Schema markup: what it does, and what it doesn't
Structured data is the third place people look for rules. It's not a direct ranking factor. It makes a page eligible for rich results, the star ratings, prices, breadcrumbs and similar enhancements that change how a listing looks rather than where it sits. Google recommends JSON-LD over the alternatives because it's the easiest format to implement and maintain at scale.
Eligibility is Google's to grant and to withdraw. FAQ rich results are the cautionary example. Google restricted them to authoritative government and health sites in August 2023, then removed them for everyone in May 2026. HowTo rich results were deprecated back in 2023. Sites that had built content specifically to win those enhancements were left with valid markup and nothing to show for it. Schema is worth implementing for the types that are stable and relevant to your content, Organization, Product, Article, Breadcrumb, LocalBusiness. It isn't worth contorting a page around a rich-result type that can disappear in a single announcement.
What this leaves you with
The two halves of search treat length in opposite ways, and the practical takeaway follows directly from that. In Google Ads, the caps are real, so count to them and fill every slot with genuine variety. In SEO, there's nothing to count, so write the title and description for the person reading them and spend the saved effort on the page itself.

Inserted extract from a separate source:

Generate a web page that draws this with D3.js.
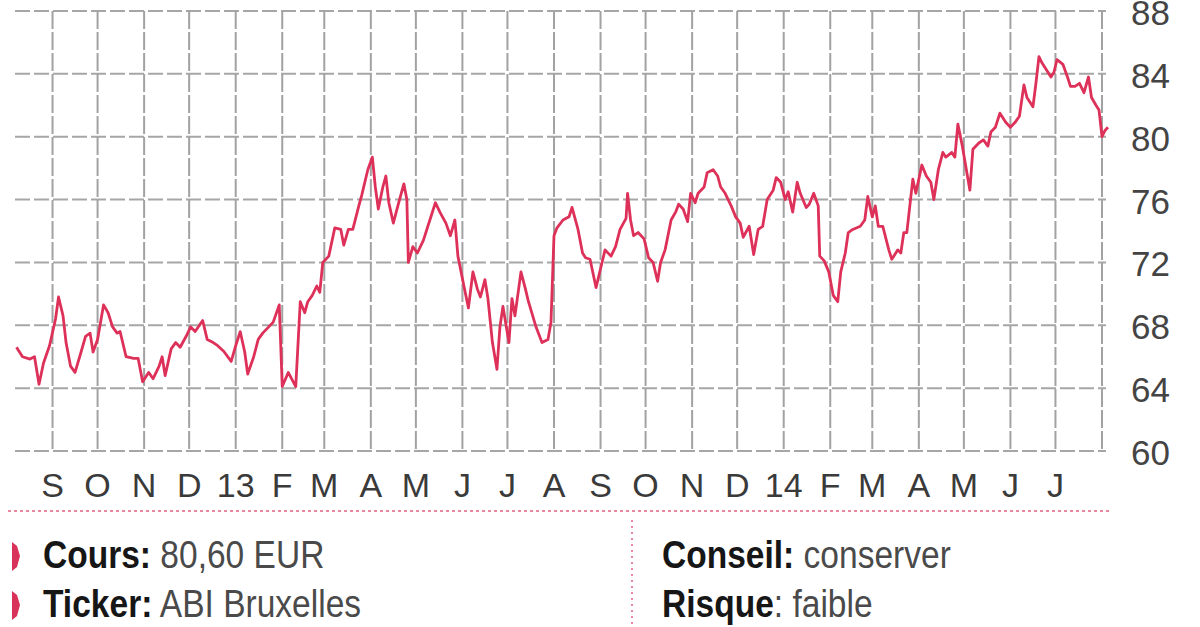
<!DOCTYPE html>
<html><head><meta charset="utf-8">
<script src="https://cdn.jsdelivr.net/npm/d3@7"></script>
<style>html,body{margin:0;padding:0;background:#fff;overflow:hidden}svg{display:block}</style>
</head><body>
<svg id="c" width="1200" height="627"></svg>
<script>
const dates = ["2012-08-08","2012-08-12","2012-08-17","2012-08-20","2012-08-23","2012-08-26","2012-08-30","2012-09-03","2012-09-05","2012-09-08","2012-09-10","2012-09-13","2012-09-16","2012-09-20","2012-09-23","2012-09-26","2012-09-28","2012-10-01","2012-10-05","2012-10-08","2012-10-11","2012-10-14","2012-10-16","2012-10-20","2012-10-25","2012-10-28","2012-10-31","2012-11-04","2012-11-07","2012-11-11","2012-11-13","2012-11-15","2012-11-19","2012-11-22","2012-11-25","2012-11-29","2012-12-02","2012-12-05","2012-12-10","2012-12-13","2012-12-17","2012-12-20","2012-12-24","2012-12-29","2013-01-01","2013-01-04","2013-01-07","2013-01-09","2013-01-13","2013-01-16","2013-01-19","2013-01-23","2013-01-26","2013-01-30","2013-02-01","2013-02-05","2013-02-10","2013-02-13","2013-02-16","2013-02-18","2013-02-21","2013-02-24","2013-02-26","2013-02-28","2013-03-04","2013-03-08","2013-03-12","2013-03-14","2013-03-17","2013-03-20","2013-03-24","2013-03-26","2013-03-30","2013-04-02","2013-04-04","2013-04-06","2013-04-09","2013-04-11","2013-04-13","2013-04-16","2013-04-19","2013-04-23","2013-04-25","2013-04-26","2013-04-29","2013-05-02","2013-05-06","2013-05-09","2013-05-14","2013-05-17","2013-05-21","2013-05-24","2013-05-27","2013-05-29","2013-06-02","2013-06-05","2013-06-08","2013-06-11","2013-06-13","2013-06-16","2013-06-18","2013-06-21","2013-06-24","2013-06-26","2013-06-28","2013-07-02","2013-07-04","2013-07-06","2013-07-10","2013-07-13","2013-07-15","2013-07-20","2013-07-24","2013-07-28","2013-07-30","2013-08-01","2013-08-03","2013-08-07","2013-08-11","2013-08-13","2013-08-17","2013-08-20","2013-08-22","2013-08-25","2013-08-29","2013-09-01","2013-09-04","2013-09-08","2013-09-11","2013-09-14","2013-09-18","2013-09-19","2013-09-21","2013-09-23","2013-09-26","2013-09-30","2013-10-03","2013-10-06","2013-10-09","2013-10-11","2013-10-14","2013-10-18","2013-10-21","2013-10-23","2013-10-26","2013-10-29","2013-10-31","2013-11-03","2013-11-05","2013-11-09","2013-11-11","2013-11-15","2013-11-18","2013-11-20","2013-11-23","2013-11-27","2013-11-30","2013-12-03","2013-12-05","2013-12-09","2013-12-12","2013-12-15","2013-12-18","2013-12-21","2013-12-25","2013-12-27","2013-12-30","2014-01-02","2014-01-04","2014-01-07","2014-01-10","2014-01-12","2014-01-16","2014-01-18","2014-01-21","2014-01-24","2014-01-25","2014-01-28","2014-01-31","2014-02-03","2014-02-06","2014-02-08","2014-02-11","2014-02-13","2014-02-16","2014-02-21","2014-02-24","2014-02-26","2014-03-01","2014-03-03","2014-03-05","2014-03-08","2014-03-12","2014-03-14","2014-03-18","2014-03-20","2014-03-22","2014-03-24","2014-03-28","2014-03-30","2014-04-01","2014-04-03","2014-04-06","2014-04-09","2014-04-11","2014-04-14","2014-04-17","2014-04-19","2014-04-23","2014-04-25","2014-04-27","2014-04-30","2014-05-03","2014-05-05","2014-05-07","2014-05-11","2014-05-14","2014-05-17","2014-05-19","2014-05-22","2014-05-25","2014-05-29","2014-06-01","2014-06-04","2014-06-07","2014-06-10","2014-06-12","2014-06-16","2014-06-18","2014-06-20","2014-06-22","2014-06-26","2014-06-28","2014-06-30","2014-07-02","2014-07-06","2014-07-09","2014-07-11","2014-07-14","2014-07-17","2014-07-20","2014-07-23","2014-07-25","2014-07-28","2014-07-30","2014-08-01","2014-08-03","2014-08-05"];
const prices = [66.6,66.0,65.85,66.0,64.25,65.6,66.7,68.4,69.8,68.6,66.9,65.4,65.0,66.3,67.3,67.5,66.3,67.1,69.3,68.8,67.9,67.5,67.6,66.0,65.9,65.9,64.4,65.0,64.6,65.4,66.0,64.8,66.5,66.9,66.6,67.3,67.9,67.6,68.3,67.1,66.9,66.7,66.35,65.7,66.7,67.6,66.3,64.9,66.0,67.1,67.5,67.9,68.2,69.3,64.1,65.0,64.1,69.5,68.8,69.5,69.9,70.5,70.1,72.0,72.4,74.2,74.1,73.1,74.1,74.1,75.6,76.3,77.9,78.7,76.8,75.4,76.8,77.5,75.8,74.5,75.6,77.0,76.0,72.0,73.0,72.6,73.4,74.3,75.8,75.2,74.5,73.7,74.7,72.4,70.5,69.1,71.4,70.3,69.8,70.9,69.7,66.9,65.2,67.9,69.2,66.9,69.7,68.6,71.4,70.3,69.5,67.9,66.9,67.1,68.2,73.7,74.2,74.7,74.9,75.5,74.1,72.6,72.3,72.2,70.4,71.6,72.8,72.4,73.0,74.1,74.8,76.4,74.7,73.7,73.9,73.5,72.3,72.0,70.8,72.0,72.8,74.7,75.2,75.7,75.4,74.6,76.4,75.8,76.4,76.8,77.7,77.9,77.5,76.8,76.4,75.6,74.9,74.5,73.6,74.3,72.5,74.1,74.3,76.0,76.6,77.4,77.1,76.0,76.5,75.2,77.1,76.4,75.5,75.7,76.4,75.6,72.4,72.1,71.4,69.9,69.5,71.4,72.6,73.9,74.1,74.3,74.7,76.2,74.9,75.6,74.3,74.3,72.8,72.2,72.8,72.6,73.9,73.9,77.3,76.4,77.3,78.2,77.5,77.1,76.0,77.9,79.0,78.7,79.0,78.7,80.8,79.4,77.7,76.6,79.2,79.6,79.8,79.4,80.3,80.6,81.5,80.9,80.6,80.9,81.3,83.3,82.5,81.9,83.4,85.1,84.7,84.1,83.8,84.1,84.9,84.6,83.8,83.2,83.2,83.4,82.8,83.8,82.5,82.0,81.7,80.0,80.4,80.6];
const monthLabels = ["S","O","N","D","13","F","M","A","M","J","J","A","S","O","N","D","14","F","M","A","M","J","J"];
const yTicks = [60,64,68,72,76,80,84,88];
const infoLeft = [["Cours:", " 80,60 EUR"], ["Ticker:", " ABI Bruxelles"]];
const infoRight = [["Conseil:", " conserver"], ["Risque", ": faible"]];

const parse = d3.timeParse("%Y-%m-%d");
const data = dates.map((d,i)=>({date: parse(d), v: prices[i]}));
const svg = d3.select("#c");
const x = d3.scaleTime().domain([new Date(2012,7,7), new Date(2014,7,1)]).range([15,1102]);
const y = d3.scaleLinear().domain([60,88]).range([451,11]);
const font = "'Liberation Sans', Arial, sans-serif";

const grid = svg.append("g");
grid.selectAll("line.h").data(yTicks).join("line")
  .attr("x1",15).attr("x2",1106).attr("y1",d=>y(d)).attr("y2",d=>y(d))
  .attr("stroke","#a6a6a6").attr("stroke-width",2).attr("stroke-dasharray","15 4");
const months = d3.timeMonth.range(new Date(2012,8,1), new Date(2014,7,2));
grid.selectAll("line.v").data(months).join("line")
  .attr("x1",d=>x(d)).attr("x2",d=>x(d)).attr("y1",y(88)).attr("y2",y(60))
  .attr("stroke","#a2a2a2").attr("stroke-width",2).attr("stroke-dasharray","18 3");

svg.append("g").selectAll("text").data(yTicks).join("text")
  .attr("x",1131).attr("y",d=>y(d)+14)
  .attr("font-family",font).attr("font-size",35)
  .attr("fill","#444").text(d=>d);

svg.append("g").selectAll("text").data(monthLabels).join("text")
  .attr("x",(d,i)=>x(months[i])).attr("y",497)
  .attr("text-anchor","middle")
  .attr("font-family",font).attr("font-size",34)
  .attr("fill","#3a3a3a").text(d=>d);

const line = d3.line().x(d=>x(d.date)).y(d=>y(d.v)).curve(d3.curveLinear);
svg.append("path").datum(data).attr("d",line)
  .attr("fill","none").attr("stroke","#de3159").attr("stroke-width",2.8)
  .attr("stroke-linejoin","round");

// info section
svg.append("line").attr("x1",8).attr("x2",1110).attr("y1",511).attr("y2",511)
  .attr("stroke","#e8879f").attr("stroke-width",2).attr("stroke-dasharray","3 3");
svg.append("line").attr("x1",632).attr("x2",632).attr("y1",520).attr("y2",627)
  .attr("stroke","#e8879f").attr("stroke-width",2).attr("stroke-dasharray","2 4");

const baseY = [568,617];
function info(list, x0, marks){
  list.forEach((p,i)=>{
    const t = svg.append("text").attr("transform",`translate(${x0},${baseY[i]}) scale(0.86,1)`)
      .attr("font-family",font).attr("font-size",39).attr("xml:space","preserve")
      .style("white-space","pre");
    t.append("tspan").attr("font-weight","bold").attr("fill","#161616").text(p[0]);
    t.append("tspan").attr("fill","#4a4a4a").text(p[1]);
    if(marks){
      const top = baseY[i]-26;
      svg.append("path").attr("d",`M12,${top} L17,${top+4} L20,${top+14} L17,${top+25} L12,${top+29} Z`)
        .attr("fill","#d9325a");
    }
  });
}
info(infoLeft, 43, true);
info(infoRight, 662, false);
</script>
</body></html>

Specs do move. Demand Gen's headline length, the assets Google rewards with rich results, the share of titles it rewrites, all of these have changed and will change again, which is why checking the platform's own documentation before a launch beats trusting last quarter's cheat sheet, including this one. What hasn't moved is the asymmetry. Paid search enforces precision and organic search rewards readability, and that tells you where careful counting pays for itself and where it's time you could spend somewhere better.